Tuesday, July 28, 2009

Take Time.....to Smell the Wine!

About a month ago, I visited the Dragonfly Hill Vineyard, and had a delightful visit with Carol Wallace, the owner. Looks like an abundant, excellent crop coming for this vintage. That is a picture of her Ortega grapes. She also grows Auxerrois grapes. Her vines are now 16 years old and produce excellent fruit. We sat in her cool winery building and enjoyed a glass or two of her very refreshing clean and crisp Ortega Auxerrois blend. It brings you right down to the reality of what wine is all about.
Do we here in North America frantically and in a frenzy spend to much time writing, blogging and criticizing wines? There is a daily outpouring of wine reviews on the internet, mostly via blogs. Oh, you must try this wine and before you've had a chance to purchase it, the next best wine is presented for your consideration. Its enough to drive you to drink! Are we forgetting to stop and smell the roses or in this case the wines, long enough to truly understand what wine is all about?
Susan Kostrzewa over on the Wine Enthusiast's Unreserved wine blog
wrote a very good article on wine critics. The comments were equally enlightening but I particularly liked the last sentence summation of Wes Hagen of Clos Pepe and I quote, "
And in my favorite countries, those common folk are drinking wine—not because it received a good rating, but because a table without wine, food, family and friends just doesn’t seem right."
It is 110 F ( 34 C ) outside. Not a cloud in the sky and just a gentle little breeze blowing. Our Vancouver Island vineyards are basking in the sun. Its time for me to prepare some lunch and enjoy a brilliant, refreshing white on my sundeck. (click on the image)
If we enjoy the wine in our glass, after a whole year at the vineyard and winery has passed and has given us one of mother nature's great gifts, spend some time researching the winery, the vintner, the soils and get an idea of what you are experiencing. You will appreciate the wine that much more. Stop, slow down, don't just rush out and get the latest recommendation.
Life is too short, take time to smell the wine and enjoy every drop!
Happy summer time drinking!

Monday, July 06, 2009

Stop Tooting Your Horn about Biodynamic Wine!

We have all heard the litany about how wonderful biodynamic wines can be.

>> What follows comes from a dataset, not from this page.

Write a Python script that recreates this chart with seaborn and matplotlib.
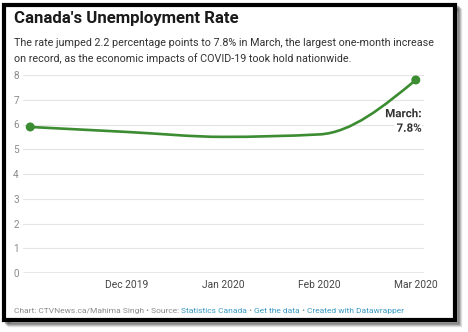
import numpy as np
import matplotlib
matplotlib.use("Agg")
import matplotlib.pyplot as plt
import seaborn as sns
import pandas as pd
from matplotlib.path import Path
from matplotlib.patches import PathPatch, Rectangle
import matplotlib.patheffects as pe

# ---- data ----
months = ["Nov 2019", "Dec 2019", "Jan 2020", "Feb 2020", "Mar 2020"]
rates = [5.9, 5.7, 5.5, 5.6, 7.8]
tick_labels = ["Dec 2019", "Jan 2020", "Feb 2020", "Mar 2020"]
y_ticks = [0, 1, 2, 3, 4, 5, 6, 7, 8]

title = "Canada's Unemployment Rate"
subtitle = ("The rate jumped 2.2 percentage points to 7.8% in March, the largest one-month increase\n"
            "on record, as the economic impacts of COVID-19 took hold nationwide.")

GREEN = "#3c8c32"
W, H = 468, 332

sns.set_theme(style="white")
plt.rcParams['font.family'] = ['Roboto', 'DejaVu Sans']

fig = plt.figure(figsize=(W / 100, H / 100), dpi=100)
fig.patch.set_facecolor("white")

def fx(px):
    return px / W

def fy(py):
    return 1 - py / H

# shadow + frame
for i, a in enumerate([0.10, 0.14, 0.18, 0.22]):
    off = 5 - i
    fig.patches.append(Rectangle((fx(4 + off), fy(320 + off)), fx(451), 315 / H,
                                 transform=fig.transFigure, facecolor="none",
                                 edgecolor="black", alpha=a, linewidth=2.5, zorder=0))
fig.patches.append(Rectangle((fx(4), fy(320)), fx(451), 315 / H, transform=fig.transFigure,
                             facecolor="white", edgecolor="black", linewidth=3.0, zorder=1))

ax = fig.add_axes([fx(23), fy(273), fx(424) - fx(23), (273 - 75) / H])
ax.set_facecolor("none")
ax.set_zorder(3)

df = pd.DataFrame({"month": months, "x": np.arange(len(months)), "rate": rates})

# monotone cubic (d3 curveMonotoneX) rendered as bezier segments
xs = df["x"].to_numpy(float)
ys = df["rate"].to_numpy(float)
h = np.diff(xs)
s = np.diff(ys) / h
t = np.zeros_like(ys)
for i in range(1, len(ys) - 1):
    s0, s1 = s[i - 1], s[i]
    p = (s0 * h[i] + s1 * h[i - 1]) / (h[i - 1] + h[i])
    t[i] = (np.sign(s0) + np.sign(s1)) * min(abs(s0), abs(s1), 0.5 * abs(p))
t[0] = (3 * s[0] - t[1]) / 2
t[-1] = (3 * s[-1] - t[-2]) / 2
verts = [(xs[0], ys[0])]
codes = [Path.MOVETO]
for i in range(len(xs) - 1):
    d = h[i] / 3
    verts += [(xs[i] + d, ys[i] + d * t[i]), (xs[i + 1] - d, ys[i + 1] - d * t[i + 1]),
              (xs[i + 1], ys[i + 1])]
    codes += [Path.CURVE4] * 3
ax.add_patch(PathPatch(Path(verts, codes), facecolor="none", edgecolor=GREEN,
                       linewidth=1.9, capstyle="round", zorder=4, clip_on=False))

ends = df.iloc[[0, -1]]
sns.scatterplot(data=ends, x="x", y="rate", ax=ax, color=GREEN, s=42,
                edgecolor="none", zorder=5, clip_on=False, legend=False)

ax.set_xlim(-0.075, 4.085)
ax.set_ylim(0, 8)
ax.set_yticks(y_ticks)
ax.set_yticklabels([str(v) for v in y_ticks])
ax.set_xticks([1, 2, 3, 4])
ax.set_xticklabels(tick_labels)
ax.tick_params(axis="y", length=0, pad=5, labelsize=7.2, labelcolor="#8a8a8a")
ax.tick_params(axis="x", length=0, pad=5, labelsize=7.4, labelcolor="#444444")
for lab in ax.get_yticklabels():
    lab.set_horizontalalignment("center")
for v in y_ticks[1:]:
    ax.axhline(v, color="#e4e4e4", linewidth=0.8, zorder=1)
ax.axhline(0, color="#444444", linewidth=0.9, zorder=2)
for sp in ax.spines.values():
    sp.set_visible(False)
ax.set_xlabel("")
ax.set_ylabel("")

ax.text(4.06, rates[-1] - 1.1, "March:\n" + f"{rates[-1]}%", ha="right", va="top",
        fontsize=8.3, fontweight="bold", color="#333333", linespacing=1.15, zorder=6,
        path_effects=[pe.withStroke(linewidth=4, foreground="white")])

fig.canvas.draw()
r = fig.canvas.get_renderer()

def fit(tt, target_px):
    bb = tt.get_window_extent(renderer=r)
    tt.set_fontsize(tt.get_fontsize() * target_px / bb.width)

# titles
t1 = fig.text(fx(14), fy(18), title, fontsize=12.6, fontweight="bold", color="#1a1a1a",
              va="center", ha="left", zorder=5)
fit(t1, 225)
t2 = fig.text(fx(14), fy(51), subtitle, fontsize=8.2, color="#333333", va="center",
              ha="left", linespacing=1.5, zorder=5)
fit(t2, 419)

# footer
parts = [("Chart: CTVNews.ca/Mahima Singh \u2022 Source: ", "#8a8a8a"),
         ("Statistics Canada", "#3b9ac4"), (" \u2022 ", "#8a8a8a"),
         ("Get the data", "#3b9ac4"), (" \u2022 ", "#8a8a8a"),
         ("Created with Datawrapper", "#3b9ac4")]
full = fig.text(0, 0, "".join(p[0] for p in parts), fontsize=6.4)
fsize = 6.4 * 390 / full.get_window_extent(renderer=r).width
full.remove()
xpos = 14
for txt, col in parts:
    tt = fig.text(fx(xpos), fy(311), txt, fontsize=fsize, color=col, va="center", ha="left", zorder=5)
    bb = tt.get_window_extent(renderer=r)
    xpos += bb.width

fig.savefig("out.png", dpi=100, facecolor="white")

Some people swear by them and others say it is a lot of hocus pocus. The fact is of course that any vintner going to great lengths taking care of his vineyard should theoritically produce a good wine. Its the cow horn part that bothers a lot of people and it bothers me as well but perhaps for a different reason.
I did not realize, until I did a Google search, how popular cow horn products seem to be.That takes a lot of cow horns.
Considering the fact that most dehorning of cattle is done at an early age, is there going to be a shortage of cow horns if biodynamic wine making becomes popular?
Now here is my problem. Do you know how painful and therefore cruel it is to dehorn an adult cow?
Since biodynamic growers are close to the earth, the moon and the stars, should they not also care for these creatures with horns that roam the earth?
Do they have to use a real cow horn? I am sure that with today's technology an imitation cow horn can be made. Now there is a business opportunity.
Can anyone enlighten me as to why a real looking fake horn could not be used?
In the meantime I have a wine buddy coming over for supper and I am making super sized hamburgers. He is bringing an 'organic' Malbec. No horns, no bull. Just an enjoyable night with a good wine expressing its terroir.